A02 Costs and Revenue
Across
- 8. A long‑term loan used to buy property. The property itself acts as security for the loan.
- 9. Money spent on long‑term assets such as buildings, equipment, or vehicles that will be used for several years.
- 11. All costs a business incurs.
- 12. Fixed Costs + Variable Costs.
- 15. Price × Quantity Sold.
- 16. The amount of money left after all costs have been deducted from revenue.
- 17. The extra money paid to a lender for borrowing money—calculated as a percentage of the amount borrowed.
- 18. Money spent by an individual or business on goods, services, or costs.
Down
- 1. Costs that change directly with the level of output or sales (e.g., raw materials).
- 2. When expenditure is greater than income; the opposite of a surplus.
- 3. A pricing strategy where prices change in real time depending on demand, time, or customer behaviour (e.g., airline ticket pricing).
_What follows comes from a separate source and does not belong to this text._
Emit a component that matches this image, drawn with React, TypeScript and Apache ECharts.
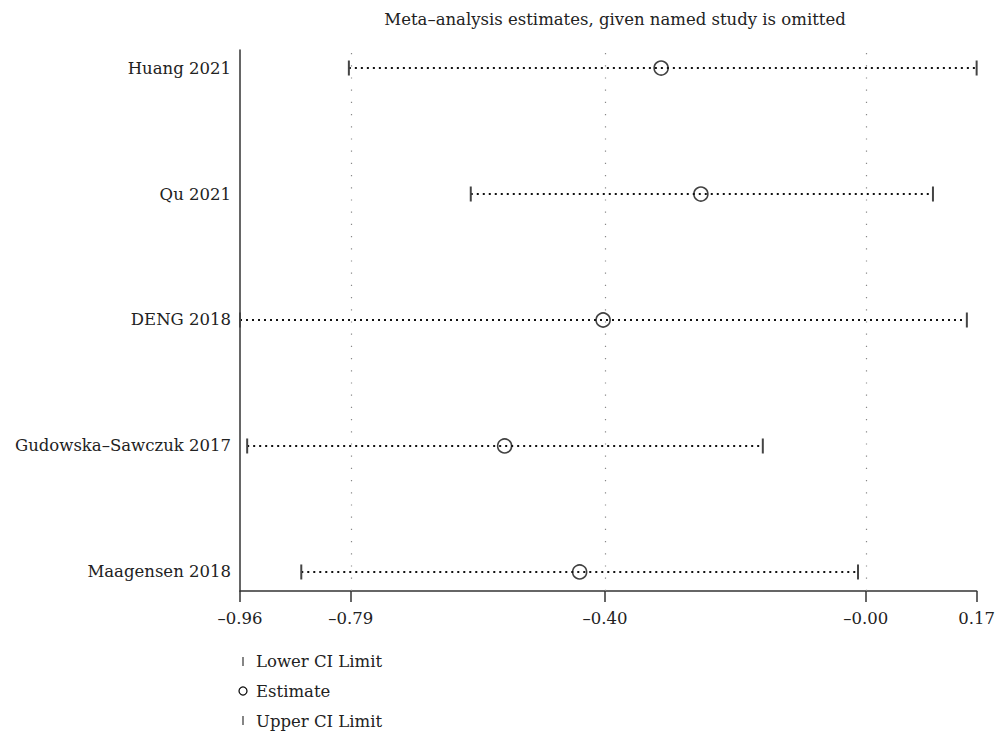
import React, { useEffect, useRef } from "react";
import * as echarts from "echarts";

// Leave-one-out meta-analysis: estimate and 95% CI with each study omitted
const studies = ["Huang 2021", "Qu 2021", "DENG 2018", "Gudowska–Sawczuk 2017", "Maagensen 2018"];
const lowerCI = [-0.793, -0.606, -0.96, -0.949, -0.866];
const estimates = [-0.314, -0.253, -0.403, -0.554, -0.439];
const upperCI = [0.17, 0.103, 0.155, -0.158, -0.012];

const tickValues = [-0.96, -0.79, -0.4, 0, 0.17];
const tickLabels = ["–0.96", "–0.79", "–0.40", "–0.00", "0.17"];
const gridValues = [-0.79, -0.4, 0];

const legendItems = ["Lower CI Limit", "Estimate", "Upper CI Limit"];

const FONT = "'DejaVu Serif', 'Liberation Serif', serif";

export default function App() {
  const ref = useRef<HTMLDivElement>(null);

  useEffect(() => {
    document.body.style.margin = "0";
    document.body.style.overflow = "hidden";
    if (!ref.current) return;
    const chart = echarts.init(ref.current, undefined, { renderer: "svg" });

    const rows = studies.map((_, i) => studies.length - i);
    const ciData = studies.map((_, i) => [lowerCI[i], upperCI[i], rows[i]]);
    const estData = studies.map((_, i) => [estimates[i], rows[i]]);

    const legendText = (i: number, y: number) => ({
      type: "text",
      x: 256,
      y,
      style: { text: legendItems[i], font: `16.5px ${FONT}`, fill: "#222", textVerticalAlign: "middle" },
    });

    const option: any = {
      animation: false,
      backgroundColor: "#ffffff",
      textStyle: { fontFamily: FONT },
      title: {
        text: "Meta–analysis estimates, given named study is omitted",
        left: 610,
        top: 6,
        textAlign: "center",
        textStyle: { fontFamily: FONT, fontSize: 16.5, fontWeight: "normal", color: "#222" },
      },
      grid: { left: 240, right: 21, top: 50, bottom: 148 },
      xAxis: {
        type: "value",
        min: -0.96,
        max: 0.17,
        axisLine: { show: true, onZero: false, lineStyle: { color: "#333", width: 1.5 } },
        axisTick: { show: true, length: 11, customValues: tickValues, lineStyle: { color: "#333", width: 1.5 } },
        axisLabel: {
          customValues: tickValues,
          margin: 19,
          fontSize: 16.5,
          color: "#222",
          fontFamily: FONT,
          formatter: (v: number) => {
            const idx = tickValues.findIndex((t) => Math.abs(t - v) < 1e-9);
            return idx >= 0 ? tickLabels[idx] : "";
          },
        },
        splitLine: { show: false },
      },
      yAxis: {
        type: "value",
        min: 0.849,
        max: 5.143,
        axisLine: { show: true, onZero: false, lineStyle: { color: "#333", width: 1.5 } },
        axisTick: { show: false },
        axisLabel: {
          customValues: rows,
          margin: 9,
          fontSize: 16.5,
          color: "#222",
          fontFamily: FONT,
          formatter: (v: number) => studies[studies.length - Math.round(v)] ?? "",
        },
        splitLine: { show: false },
      },
      series: [
        {
          type: "scatter",
          name: "grid",
          data: [],
          silent: true,
          z: 1,
          markLine: {
            silent: true,
            symbol: "none",
            label: { show: false },
            lineStyle: { color: "#888", width: 1.2, type: [1.2, 11] },
            data: gridValues.map((v) => ({ xAxis: v })),
          },
        },
        {
          type: "custom",
          name: "CI",
          z: 3,
          data: ciData,
          encode: { x: [0, 1], y: 2 },
          renderItem: (_params: any, api: any) => {
            const row = api.value(2);
            const p1 = api.coord([api.value(0), row]);
            const p2 = api.coord([api.value(1), row]);
            const h = 7.5;
            return {
              type: "group",
              children: [
                {
                  type: "line",
                  shape: { x1: p1[0], y1: p1[1], x2: p2[0], y2: p2[1] },
                  style: { stroke: "#111", lineWidth: 2, lineDash: [2, 4] },
                },
                {
                  type: "line",
                  shape: { x1: p1[0], y1: p1[1] - h, x2: p1[0], y2: p1[1] + h },
                  style: { stroke: "#444", lineWidth: 2 },
                },
                {
                  type: "line",
                  shape: { x1: p2[0], y1: p2[1] - h, x2: p2[0], y2: p2[1] + h },
                  style: { stroke: "#444", lineWidth: 2 },
                },
              ],
            };
          },
        },
        {
          type: "scatter",
          name: "Estimate",
          z: 4,
          data: estData,
          symbol: "circle",
          symbolSize: 14,
          itemStyle: { color: "rgba(0,0,0,0)", borderColor: "#111", borderWidth: 1.6 },
        },
      ],
      graphic: [
        {
          type: "line",
          shape: { x1: 243, y1: 657, x2: 243, y2: 666 },
          style: { stroke: "#444", lineWidth: 1.3 },
        },
        legendText(0, 661),
        {
          type: "circle",
          shape: { cx: 243, cy: 691, r: 4 },
          style: { fill: "none", stroke: "#111", lineWidth: 1.3 },
        },
        legendText(1, 691),
        {
          type: "line",
          shape: { x1: 243, y1: 716, x2: 243, y2: 725 },
          style: { stroke: "#444", lineWidth: 1.3 },
        },
        legendText(2, 721),
      ],
    };

    chart.setOption(option);
    return () => chart.dispose();
  }, []);

  return (
    <div
      ref={ref}
      style={{ position: "absolute", left: 0, top: 0, width: 998, height: 739 }}
    />
  );
}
- 4. A measure showing the percentage of revenue that becomes profit.
- 5. Costs that do not change with the level of output or sales (e.g., rent, salaries).
- 6. Costs that have both fixed and variable elements (e.g., a phone bill with a fixed line rental plus charges for extra usage).
- 7. Money received by an individual or business (e.g., wages, sales, grants).
- 10. Total Revenue – Total Costs.
- 13. When income exceeds expenditure; similar to profit, especially in non‑profit or government settings.
- 14. The total amount of money a business earns from sales.